Problem details:
Copy out each line in the material below that has the word "with".

Data:
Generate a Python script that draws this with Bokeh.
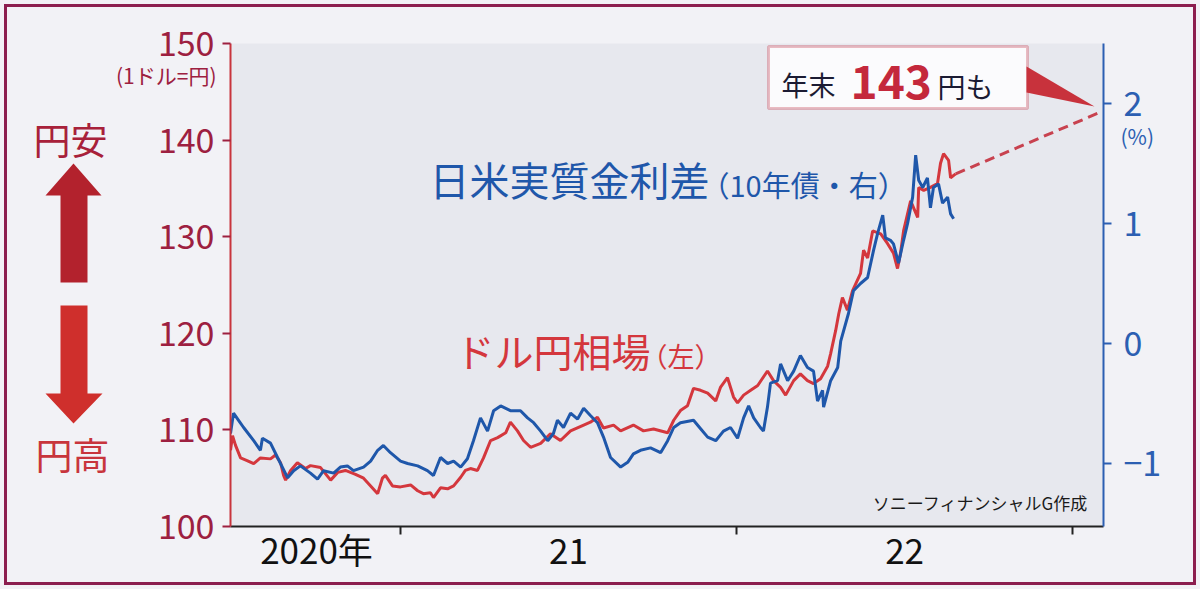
from bokeh.plotting import figure
from bokeh.layouts import row
from bokeh.models import Range1d, LinearAxis, FixedTicker, Label, PolyAnnotation, BoxAnnotation
from bokeh.core.properties import value
from bokeh.embed import file_html
from bokeh.resources import INLINE

FONT = "Noto Sans CJK JP"

# ---- data (time in decimal years) ----
# USD/JPY (left axis, yen per dollar)
usd_t = [2020.494, 2020.500, 2020.509, 2020.524, 2020.545, 2020.563, 2020.583, 2020.613, 2020.628, 2020.643,
         2020.652, 2020.658, 2020.673, 2020.693, 2020.717, 2020.732, 2020.762, 2020.792, 2020.813, 2020.836,
         2020.866, 2020.890, 2020.911, 2020.932, 2020.946, 2020.955, 2020.976, 2021.000, 2021.030, 2021.051,
         2021.068, 2021.089, 2021.098, 2021.119, 2021.140, 2021.158, 2021.179, 2021.193, 2021.208, 2021.229,
         2021.247, 2021.268, 2021.289, 2021.313, 2021.327, 2021.348, 2021.366, 2021.387, 2021.417, 2021.446,
         2021.476, 2021.506, 2021.545, 2021.565, 2021.586, 2021.604, 2021.634, 2021.655, 2021.693, 2021.723,
         2021.753, 2021.795, 2021.813, 2021.833, 2021.854, 2021.872, 2021.893, 2021.914, 2021.938, 2021.952,
         2021.973, 2021.991, 2022.003, 2022.021, 2022.042, 2022.063, 2022.092, 2022.110, 2022.131, 2022.146,
         2022.170, 2022.190, 2022.211, 2022.229, 2022.250, 2022.271, 2022.280, 2022.295, 2022.304, 2022.315,
         2022.330, 2022.345, 2022.369, 2022.378, 2022.390, 2022.405, 2022.429, 2022.449, 2022.467, 2022.479,
         2022.488, 2022.497, 2022.518, 2022.539, 2022.542, 2022.557, 2022.577, 2022.598, 2022.607, 2022.616,
         2022.631, 2022.637, 2022.652]
usd_v = [107.9, 109.4, 108.4, 107.1, 106.8, 106.5, 107.1, 107.0, 107.4, 106.6,
         105.3, 104.8, 105.8, 106.6, 106.0, 106.3, 106.1, 104.8, 105.6, 105.8,
         105.4, 105.0, 104.2, 103.4, 105.0, 105.3, 104.2, 104.1, 104.3, 103.7,
         103.4, 103.5, 103.0, 104.0, 103.9, 104.2, 105.1, 105.8, 106.0, 105.8,
         107.1, 108.9, 109.2, 109.7, 110.8, 109.9, 108.9, 108.2, 108.6, 109.6,
         108.9, 109.9, 110.5, 110.8, 111.3, 110.2, 110.5, 109.9, 110.5, 109.9,
         110.1, 109.7, 111.0, 112.0, 112.5, 114.3, 114.1, 113.8, 113.0, 114.4,
         115.4, 113.4, 112.8, 113.6, 114.1, 114.6, 116.1, 115.1, 114.4, 113.6,
         115.1, 115.8, 115.1, 114.8, 115.3, 116.6, 117.9, 120.3, 122.0, 123.7,
         122.4, 124.4, 126.2, 128.6, 127.8, 130.6, 130.3, 129.3, 128.3, 126.7,
         128.3, 130.6, 133.7, 132.0, 135.1, 134.8, 135.1, 135.5, 137.6, 138.6,
         137.9, 136.1, 136.5]

# Japan-US real interest-rate gap, 10y (right axis, %)
rr_t = [2020.494, 2020.503, 2020.518, 2020.533, 2020.563, 2020.583, 2020.589, 2020.613, 2020.634, 2020.664,
        2020.682, 2020.702, 2020.732, 2020.753, 2020.771, 2020.801, 2020.821, 2020.842, 2020.860, 2020.890,
        2020.911, 2020.932, 2020.949, 2020.970, 2021.000, 2021.021, 2021.051, 2021.080, 2021.098, 2021.119,
        2021.140, 2021.158, 2021.179, 2021.199, 2021.217, 2021.238, 2021.259, 2021.277, 2021.298, 2021.327,
        2021.357, 2021.378, 2021.396, 2021.417, 2021.438, 2021.455, 2021.467, 2021.485, 2021.506, 2021.527,
        2021.545, 2021.565, 2021.586, 2021.604, 2021.625, 2021.655, 2021.676, 2021.693, 2021.714, 2021.744,
        2021.774, 2021.795, 2021.813, 2021.833, 2021.872, 2021.893, 2021.914, 2021.938, 2021.961, 2021.982,
        2022.003, 2022.021, 2022.036, 2022.051, 2022.071, 2022.080, 2022.092, 2022.101, 2022.122, 2022.131,
        2022.152, 2022.170, 2022.190, 2022.211, 2022.229, 2022.241, 2022.256, 2022.259, 2022.280, 2022.301,
        2022.310, 2022.333, 2022.348, 2022.369, 2022.390, 2022.408, 2022.420, 2022.435, 2022.443, 2022.458,
        2022.467, 2022.482, 2022.497, 2022.509, 2022.524, 2022.533, 2022.542, 2022.554, 2022.568, 2022.577,
        2022.586, 2022.601, 2022.613, 2022.628, 2022.637, 2022.646]
rr_v = [-0.75, -0.58, -0.64, -0.70, -0.81, -0.89, -0.79, -0.83, -0.95, -1.12,
        -1.06, -1.02, -1.08, -1.13, -1.06, -1.08, -1.03, -1.02, -1.06, -1.03,
        -0.98, -0.89, -0.85, -0.91, -0.98, -1.00, -1.02, -1.06, -1.10, -0.95,
        -1.00, -0.98, -1.03, -0.96, -0.81, -0.62, -0.73, -0.56, -0.52, -0.56,
        -0.56, -0.62, -0.66, -0.73, -0.81, -0.75, -0.64, -0.70, -0.58, -0.63,
        -0.54, -0.60, -0.66, -0.78, -0.95, -1.03, -0.99, -0.92, -0.89, -0.87,
        -0.91, -0.81, -0.70, -0.66, -0.64, -0.71, -0.78, -0.81, -0.73, -0.70,
        -0.79, -0.62, -0.52, -0.62, -0.70, -0.73, -0.53, -0.33, -0.31, -0.17,
        -0.31, -0.23, -0.10, -0.20, -0.23, -0.48, -0.39, -0.53, -0.31, -0.20,
        0.02, 0.25, 0.44, 0.50, 0.55, 0.78, 0.92, 1.07, 0.88, 0.86,
        0.83, 0.67, 0.86, 1.00, 1.22, 1.57, 1.36, 1.30, 1.38, 1.13,
        1.30, 1.33, 1.17, 1.22, 1.08, 1.04]

# year-end forecast (dashed)
fc_t = [2022.652, 2023.09]
fc_v = [136.5, 143.0]

left_ticks = [100, 110, 120, 130, 140, 150]
right_ticks = [-1, 0, 1, 2]
year_bounds = [2021, 2022, 2023]
year_label_pos = [2020.75, 2021.5, 2022.5]
year_labels = ["2020年", "21", "22"]
yen_unit_pos, yen_unit = 146.79, "(1ドル=円)"
pct_unit_pos, pct_unit = 1.733, "(%)"

# ---- colours ----
RED = "#d4373d"
RED_DARK = "#9d2040"
BLUE = "#1f57aa"
BLUE_AX = "#2c5fb2"
INK = "#1b1b33"
BG_OUT = "#f2f2f6"
BG_IN = "#e7e8ee"

H = 589
TOP, BOTTOM = 43, 63
LEFT_W = 110
MAIN_W = 1200 - LEFT_W

# ================= left decoration panel =================
lf = figure(width=LEFT_W, height=H, output_backend="svg", toolbar_location=None,
            x_range=Range1d(0, LEFT_W), y_range=Range1d(H - BOTTOM, TOP),
            x_axis_location=None, y_axis_location=None,
            min_border_left=0, min_border_right=0, min_border_top=TOP, min_border_bottom=BOTTOM)
lf.outline_line_color = None
lf.background_fill_alpha = 0
lf.border_fill_alpha = 0
lf.grid.visible = False
# up arrow (円安) and down arrow (円高)
lf.patch([73, 101, 87, 87, 60, 60, 45], [163, 195, 195, 282, 282, 195, 195],
         fill_color="#b3222d", line_color=None)
lf.patch([60, 87, 87, 102, 73, 45, 60], [305, 305, 393, 393, 423, 393, 393],
         fill_color="#cf2f2c", line_color=None)
lf.text(x=[33], y=[138], text=["円安"], text_font=value(FONT), text_font_size="37px",
        text_color="#a8213a", text_baseline="middle", text_align="left")
lf.text(x=[35], y=[453], text=["円高"], text_font=value(FONT), text_font_size="37px",
        text_color="#c8353c", text_baseline="middle", text_align="left")

# ================= main chart =================
p = figure(width=MAIN_W, height=H, output_backend="svg", toolbar_location=None,
           x_range=Range1d(2020.494, 2023.092), y_range=Range1d(100, 150),
           min_border_left=120, min_border_right=97, min_border_top=TOP, min_border_bottom=BOTTOM)
p.extra_y_ranges = {"rate": Range1d(-1.525, 2.5)}
p.background_fill_color = BG_IN
p.border_fill_alpha = 0
p.outline_line_color = None
p.grid.visible = False

# bottom axis: year boundaries as (minor) ticks, labels centred in each year
xa = p.xaxis[0]
xa.ticker = FixedTicker(ticks=year_label_pos, minor_ticks=year_bounds)
xa.major_label_overrides = {k: v for k, v in zip(year_label_pos, year_labels)}
xa.major_tick_in = 0
xa.major_tick_out = 0
xa.minor_tick_in = 0
xa.minor_tick_out = 8
xa.minor_tick_line_color = "#222222"
xa.minor_tick_line_width = 2
xa.axis_line_color = "#222222"
xa.axis_line_width = 2
xa.major_label_standoff = -12
xa.major_label_text_font = FONT
xa.major_label_text_font_size = "35px"
xa.major_label_text_color = "#111111"

# left axis (yen)
ya = p.yaxis[0]
ya.ticker = FixedTicker(ticks=left_ticks, minor_ticks=[])
ya.axis_line_color = "#c8343c"
ya.axis_line_width = 2
ya.major_tick_in = 0
ya.major_tick_out = 8
ya.major_tick_line_color = RED_DARK
ya.major_tick_line_width = 2
ya.minor_tick_line_color = None
ya.major_label_standoff = 8
ya.major_label_text_font = FONT
ya.major_label_text_font_size = "34px"
ya.major_label_text_color = RED_DARK

# unit note under 150
ya2 = LinearAxis(ticker=FixedTicker(ticks=[yen_unit_pos], minor_ticks=[]))
ya2.major_label_overrides = {yen_unit_pos: yen_unit}
ya2.axis_line_color = None
ya2.major_tick_line_color = None
ya2.minor_tick_line_color = None
ya2.major_label_standoff = -68
ya2.major_label_text_font = FONT
ya2.major_label_text_font_size = "21px"
ya2.major_label_text_color = RED_DARK
p.add_layout(ya2, "left")

# right axis (%)
ra = LinearAxis(y_range_name="rate", ticker=FixedTicker(ticks=right_ticks, minor_ticks=[]))
ra.major_label_overrides = {-1: "−1"}
ra.axis_line_color = BLUE_AX
ra.axis_line_width = 2
ra.major_tick_in = 0
ra.major_tick_out = 8
ra.major_tick_line_color = BLUE_AX
ra.major_tick_line_width = 2
ra.minor_tick_line_color = None
ra.major_label_standoff = 12
ra.major_label_text_font = FONT
ra.major_label_text_font_size = "34px"
ra.major_label_text_color = BLUE_AX
p.add_layout(ra, "right")

ra2 = LinearAxis(y_range_name="rate", ticker=FixedTicker(ticks=[pct_unit_pos], minor_ticks=[]))
ra2.major_label_overrides = {pct_unit_pos: pct_unit}
ra2.axis_line_color = None
ra2.major_tick_line_color = None
ra2.minor_tick_line_color = None
ra2.major_label_standoff = -50
ra2.major_label_text_font = FONT
ra2.major_label_text_font_size = "21px"
ra2.major_label_text_color = BLUE_AX
p.add_layout(ra2, "right")

# ---- series ----
p.line(fc_t, fc_v, line_color="#c8424f", line_width=3, line_dash="10 6")
p.line(usd_t, usd_v, line_color=RED, line_width=3)
p.line(rr_t, rr_v, line_color=BLUE, line_width=3, y_range_name="rate")

# ---- in-frame decorations (reference-picture pixels -> frame screen units) ----
FX, FY = 230, 526


def lab(text, X, Y, size, color, align="left", bold=False):
    p.add_layout(Label(x=X - FX, y=FY - Y, x_units="screen", y_units="screen", text=text,
                       text_font=FONT, text_font_size=f"{size}px", text_color=color,
                       text_align=align, text_baseline="middle",
                       text_font_style="bold" if bold else "normal"))


# call-out box with pointer
p.add_layout(BoxAnnotation(left=768 - FX, right=1027 - FX, top=FY - 46, bottom=FY - 108,
                           left_units="screen", right_units="screen", top_units="screen",
                           bottom_units="screen", fill_color="#fbfbfd", fill_alpha=1.0,
                           line_color="#c0283a", line_width=3, level="annotation"))
pts = [(1026, 66), (1026, 92), (1094, 106)]
p.add_layout(PolyAnnotation(xs=[X - FX for X, _ in pts], ys=[FY - Y for _, Y in pts],
                            xs_units="screen", ys_units="screen", fill_color="#c8323c",
                            fill_alpha=1.0, line_color=None, level="annotation"))
lab("年末", 781, 84, 27, INK)
lab("143", 850, 81, 46, "#c4283c", bold=True)
lab("円も", 937, 85, 28, INK)

# series captions
lab("日米実質金利差", 429, 178, 40, BLUE)
lab("（10年債・右）", 700, 183, 29, BLUE)
lab("ドル円相場", 455, 349, 39, RED)
lab("（左）", 640, 355, 27, RED)

# source
lab("ソニーフィナンシャルG作成", 1088, 502, 17, "#1a1a1a", align="right")

layout = row(lf, p, spacing=0,
             styles={"background-color": BG_OUT,
                     "outline": "3px solid #8c1f4f", "outline-offset": "-7px"})

open("out.html", "w").write(file_html(layout, INLINE))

Exercise response:
Generate a Python script that draws this with Bokeh.
# call-out box with pointer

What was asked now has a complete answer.